### Exercise goal
Give the data again exactly as written, skipping any pictures.

### Raw data
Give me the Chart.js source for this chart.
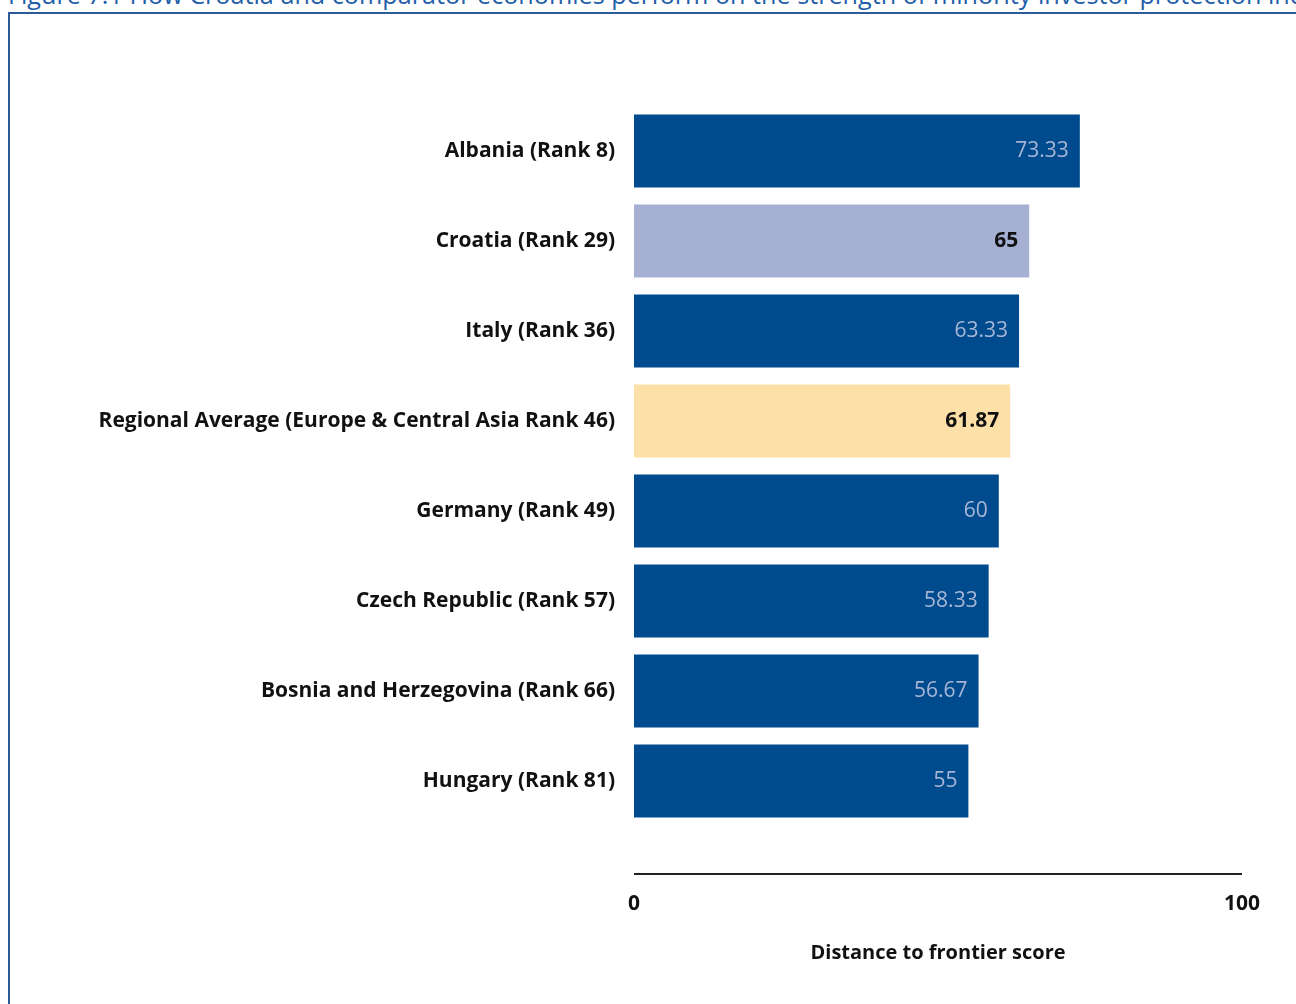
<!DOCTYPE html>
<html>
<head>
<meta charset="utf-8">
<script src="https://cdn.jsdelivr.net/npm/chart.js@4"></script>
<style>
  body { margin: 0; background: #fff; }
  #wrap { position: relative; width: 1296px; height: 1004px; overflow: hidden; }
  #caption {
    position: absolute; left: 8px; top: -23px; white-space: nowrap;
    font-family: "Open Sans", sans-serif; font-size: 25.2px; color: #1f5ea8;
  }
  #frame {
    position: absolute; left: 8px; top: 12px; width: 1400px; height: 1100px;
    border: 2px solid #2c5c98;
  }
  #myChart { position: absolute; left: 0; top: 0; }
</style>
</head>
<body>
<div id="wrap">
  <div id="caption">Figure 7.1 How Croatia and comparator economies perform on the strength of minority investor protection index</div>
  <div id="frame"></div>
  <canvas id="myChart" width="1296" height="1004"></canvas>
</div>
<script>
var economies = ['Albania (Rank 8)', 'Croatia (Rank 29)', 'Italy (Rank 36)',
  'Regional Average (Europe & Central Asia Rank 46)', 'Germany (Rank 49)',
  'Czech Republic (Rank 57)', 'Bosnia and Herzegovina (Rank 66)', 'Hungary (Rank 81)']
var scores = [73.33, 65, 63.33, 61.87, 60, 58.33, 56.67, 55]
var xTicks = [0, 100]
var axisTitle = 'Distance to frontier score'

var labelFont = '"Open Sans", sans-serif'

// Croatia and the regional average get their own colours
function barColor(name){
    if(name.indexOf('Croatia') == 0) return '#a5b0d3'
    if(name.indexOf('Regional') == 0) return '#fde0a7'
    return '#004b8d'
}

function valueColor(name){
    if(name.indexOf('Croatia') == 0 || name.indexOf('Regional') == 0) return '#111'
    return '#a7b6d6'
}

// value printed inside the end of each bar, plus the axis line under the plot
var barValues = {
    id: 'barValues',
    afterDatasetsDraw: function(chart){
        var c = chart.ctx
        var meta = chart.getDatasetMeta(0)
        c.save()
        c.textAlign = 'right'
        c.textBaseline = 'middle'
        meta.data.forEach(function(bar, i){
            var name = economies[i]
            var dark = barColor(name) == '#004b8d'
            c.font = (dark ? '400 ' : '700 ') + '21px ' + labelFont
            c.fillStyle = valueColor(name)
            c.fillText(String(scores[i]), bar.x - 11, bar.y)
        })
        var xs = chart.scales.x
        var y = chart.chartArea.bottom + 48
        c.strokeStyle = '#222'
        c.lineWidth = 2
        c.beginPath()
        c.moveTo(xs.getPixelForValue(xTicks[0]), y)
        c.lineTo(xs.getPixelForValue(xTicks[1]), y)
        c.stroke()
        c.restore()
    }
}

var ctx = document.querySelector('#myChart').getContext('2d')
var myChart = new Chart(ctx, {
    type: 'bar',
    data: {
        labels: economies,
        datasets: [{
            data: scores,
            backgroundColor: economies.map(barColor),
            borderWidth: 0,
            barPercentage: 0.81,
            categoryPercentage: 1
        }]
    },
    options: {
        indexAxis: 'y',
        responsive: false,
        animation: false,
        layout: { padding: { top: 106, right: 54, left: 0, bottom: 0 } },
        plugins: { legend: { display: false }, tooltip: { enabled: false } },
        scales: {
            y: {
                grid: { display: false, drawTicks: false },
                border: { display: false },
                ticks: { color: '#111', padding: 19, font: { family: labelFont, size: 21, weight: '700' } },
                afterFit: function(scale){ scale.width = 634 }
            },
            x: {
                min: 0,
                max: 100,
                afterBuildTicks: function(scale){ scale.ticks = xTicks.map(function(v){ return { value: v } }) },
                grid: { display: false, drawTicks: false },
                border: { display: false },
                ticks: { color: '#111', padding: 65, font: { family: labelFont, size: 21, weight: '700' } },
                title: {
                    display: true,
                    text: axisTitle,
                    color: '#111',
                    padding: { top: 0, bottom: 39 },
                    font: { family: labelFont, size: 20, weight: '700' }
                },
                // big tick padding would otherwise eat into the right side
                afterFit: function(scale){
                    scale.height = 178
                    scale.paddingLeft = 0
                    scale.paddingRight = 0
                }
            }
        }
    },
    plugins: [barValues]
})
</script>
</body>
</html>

### Finished answer
Give me the Chart.js source for this chart.
<!DOCTYPE html>
<html>
<head>
<meta charset="utf-8">
<script src="https://cdn.jsdelivr.net/npm/chart.js@4"></script>
<style>
  body { margin: 0; background: #fff; }
  #wrap { position: relative; width: 1296px; height: 1004px; overflow: hidden; }
  #caption {
    position: absolute; left: 8px; top: -23px; white-space: nowrap;
    font-family: "Open Sans", sans-serif; font-size: 25.2px; color: #1f5ea8;
  }
  #frame {
    position: absolute; left: 8px; top: 12px; width: 1400px; height: 1100px;
    border: 2px solid #2c5c98;
  }
  #myChart { position: absolute; left: 0; top: 0; }
</style>
</head>
<body>
<div id="wrap">
  <div id="caption">Figure 7.1 How Croatia and comparator economies perform on the strength of minority investor protection index</div>
  <div id="frame"></div>
  <canvas id="myChart" width="1296" height="1004"></canvas>
</div>
<script>
var economies = ['Albania (Rank 8)', 'Croatia (Rank 29)', 'Italy (Rank 36)',
  'Regional Average (Europe & Central Asia Rank 46)', 'Germany (Rank 49)',
  'Czech Republic (Rank 57)', 'Bosnia and Herzegovina (Rank 66)', 'Hungary (Rank 81)']
var scores = [73.33, 65, 63.33, 61.87, 60, 58.33, 56.67, 55]
var xTicks = [0, 100]
var axisTitle = 'Distance to frontier score'

var labelFont = '"Open Sans", sans-serif'

// Croatia and the regional average get their own colours
function barColor(name){
    if(name.indexOf('Croatia') == 0) return '#a5b0d3'
    if(name.indexOf('Regional') == 0) return '#fde0a7'
    return '#004b8d'
}

function valueColor(name){
    if(name.indexOf('Croatia') == 0 || name.indexOf('Regional') == 0) return '#111'
    return '#a7b6d6'
}

// value printed inside the end of each bar, plus the axis line under the plot
var barValues = {
    id: 'barValues',
    afterDatasetsDraw: function(chart){
        var c = chart.ctx
        var meta = chart.getDatasetMeta(0)
        c.save()
        c.textAlign = 'right'
        c.textBaseline = 'middle'
        meta.data.forEach(function(bar, i){
            var name = economies[i]
            var dark = barColor(name) == '#004b8d'
            c.font = (dark ? '400 ' : '700 ') + '21px ' + labelFont
            c.fillStyle = valueColor(name)
            c.fillText(String(scores[i]), bar.x - 11, bar.y)
        })
        var xs = chart.scales.x
        var y = chart.chartArea.bottom + 48
        c.strokeStyle = '#222'
        c.lineWidth = 2
        c.beginPath()
        c.moveTo(xs.getPixelForValue(xTicks[0]), y)
        c.lineTo(xs.getPixelForValue(xTicks[1]), y)
        c.stroke()
        c.restore()
    }
}

var ctx = document.querySelector('#myChart').getContext('2d')
var myChart = new Chart(ctx, {
    type: 'bar',
    data: {
        labels: economies,
        datasets: [{
            data: scores,
            backgroundColor: economies.map(barColor),
            borderWidth: 0,
            barPercentage: 0.81,
            categoryPercentage: 1
        }]
    },
    options: {
        indexAxis: 'y',
        responsive: false,
        animation: false,
        layout: { padding: { top: 106, right: 54, left: 0, bottom: 0 } },
        plugins: { legend: { display: false }, tooltip: { enabled: false } },
        scales: {
            y: {
                grid: { display: false, drawTicks: false },
                border: { display: false },
                ticks: { color: '#111', padding: 19, font: { family: labelFont, size: 21, weight: '700' } },
                afterFit: function(scale){ scale.width = 634 }
            },
            x: {
                min: 0,
                max: 100,
                afterBuildTicks: function(scale){ scale.ticks = xTicks.map(function(v){ return { value: v } }) },
                grid: { display: false, drawTicks: false },
                border: { display: false },
                ticks: { color: '#111', padding: 65, font: { family: labelFont, size: 21, weight: '700' } },
                title: {
                    display: true,
                    text: axisTitle,
                    color: '#111',
                    padding: { top: 0, bottom: 39 },
                    font: { family: labelFont, size: 20, weight: '700' }
                },
                // big tick padding would otherwise eat into the right side
                afterFit: function(scale){
                    scale.height = 178
                    scale.paddingLeft = 0
                    scale.paddingRight = 0
                }
            }
        }
    },
    plugins: [barValues]
})
</script>
</body>
</html>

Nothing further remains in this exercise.